The CFPB case is not only an example of this problem, but represents a different and more dangerous tack — creating an agency with vast legislative authority that is answerable to no one, not even Congress.

The brainchild of Sen. Elizabeth Warren, the CFPB was given plenary authority to enforce all federal laws that apply to financial transactions with consumers. But its power was broadened beyond existing laws when it was authorized to take enforcement action on any transaction it finds to be “unfair, deceptive, or abusive.” The term “abusive” was not defined by Congress in the act, and thus delegated to the CFPB a vast field for the agency to define and pursue.

Although this kind of delegation is not new, there are two other areas where the Dodd-Frank Act — the authorizing legislation for the CFPB — represents a dangerous step in support of an even more powerful and uncontrolled administrative state.

First, it gives the CFPB’s director a five-year term of office, protected from removal by the president other than for “inefficiency, neglect of duty, or malfeasance.” This places the director outside the control of the president, whose ability to pursue the policies he was elected to implement depends crucially on the ability to remove and replace the senior officials of executive agencies.

That’s not all:

But the Dodd-Frank Act went even further in attempting to make the CFPB independent, placing it beyond the control of Congress itself.
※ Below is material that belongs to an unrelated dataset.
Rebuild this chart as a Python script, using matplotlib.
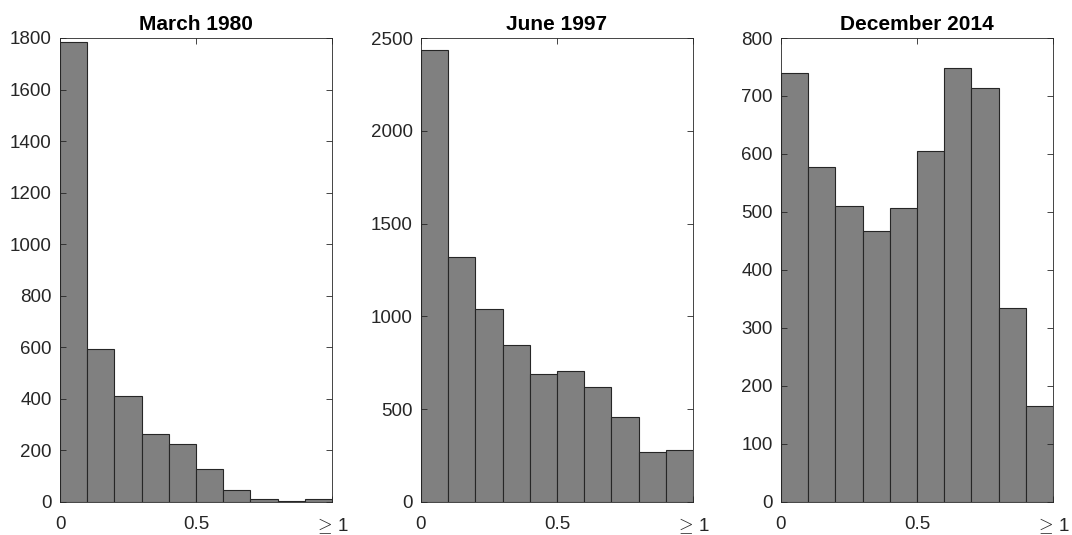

Almost all agencies of the executive branch receive their funds in annual appropriations from Congress, but not the CFPB. This agency was made a bureau of the Federal Reserve, and was to receive its funding from the Fed at its director’s request. To ensure that even the independent Fed did not use this funding authority to control the CFPB, Congress made clear in Dodd-Frank that the Fed was to have no ability to affect the agency’s actions. 

The Supreme Court will address whether the director can be given such power, which would put him beyond the authority of anyone or any other institution in government.

If the Court were to approve the CFPB's structure, Wallison warns, we may see Congress creating more of these super-agencies, beyond normal controls, and enlarging the sway of control administrative state.